We walked further down to remaining sites, each capturing beauty in its own right and wonders stirring as to the meanings beyond our knowledge. Hitchhiking down to Cristo Blanco while approaching our destination hundreds of kites pierce the sky as children run and gusts carry these wind vessels in brightly colored variations through the heavens. While a statue of Christ pure white and tall in stature stands with arms open to the valley below. In the shape of a cross which can be seen all over Cusco stands out as this Christian figure has emerged among the Inca Gods which are depicted throughout his surroundings as ruins dating back hundreds of years are found only a couple hundred feet away. The sun begins to set blades of grass shimmer in gold and leaves on trees soak in the rays of the sun. Deep colors penetrate the horizon with rolling hills and mountains become shadows against the sky. We play among the Inca ruins as Darren imitates sacrificial rituals of giving Carmen to the gods, a maze of walkways through stones so grand in stature that it makes you wonder how they were placed so perfectly together, two Chilean boys ask to pose with me for a picture as an elder man explains an abstract carving of a serpent in the stone wall.
The sun drops deeper beyond the mountains as we become more secluded from the world around us, people have already left the ruins for the city below as we attempt to head in the direction of the center of town, amazing views of dimly lit roads and church spires, shadows of people walking along, an old building walls while Carmen and Darren chat up ahead so many images capture my attention as I attempt to properly portray them in each scene and angle of photographic images depicting my point-of-view of clandestine nights in Cusco. Wooden posts hold up old city walls as they are angled against the structure embracing the building so it can continue to stand for future generations to see. Darren is off to his hostel as we thank him for joining us and exchange information, it is always amazing to meet new people and develop new friendships with those who enjoy traveling just as much as yours truly.

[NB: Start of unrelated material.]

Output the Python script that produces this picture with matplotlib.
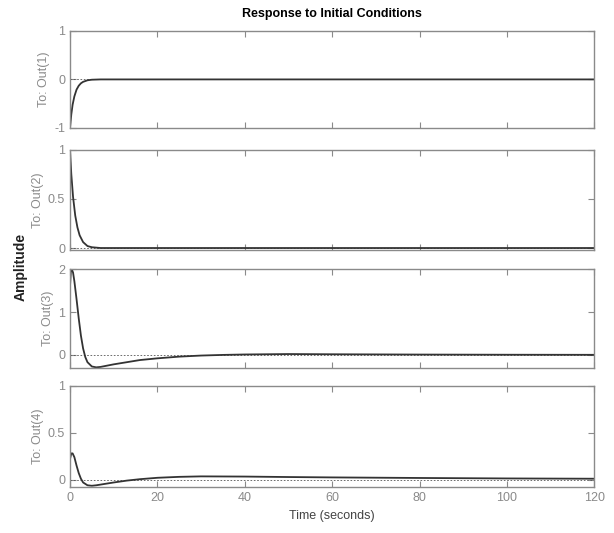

Alpaca skewers grilled to perfection on makeshift grills along roadsides, topped with a potato and amazing seasonings which filled me up before our enduring trek up the hillside to our hostel. Celebrations fill the parks as family and friends embrace life through food and celebration. Tomorrow is a big day as we leave at 5am for the first day of our Salkantay trek through the Andes to Manchu Picchu.
Cusco by night upon descending the hillside to the city below. And fear not the unknown as we embrace the cuisine that Peru is know for!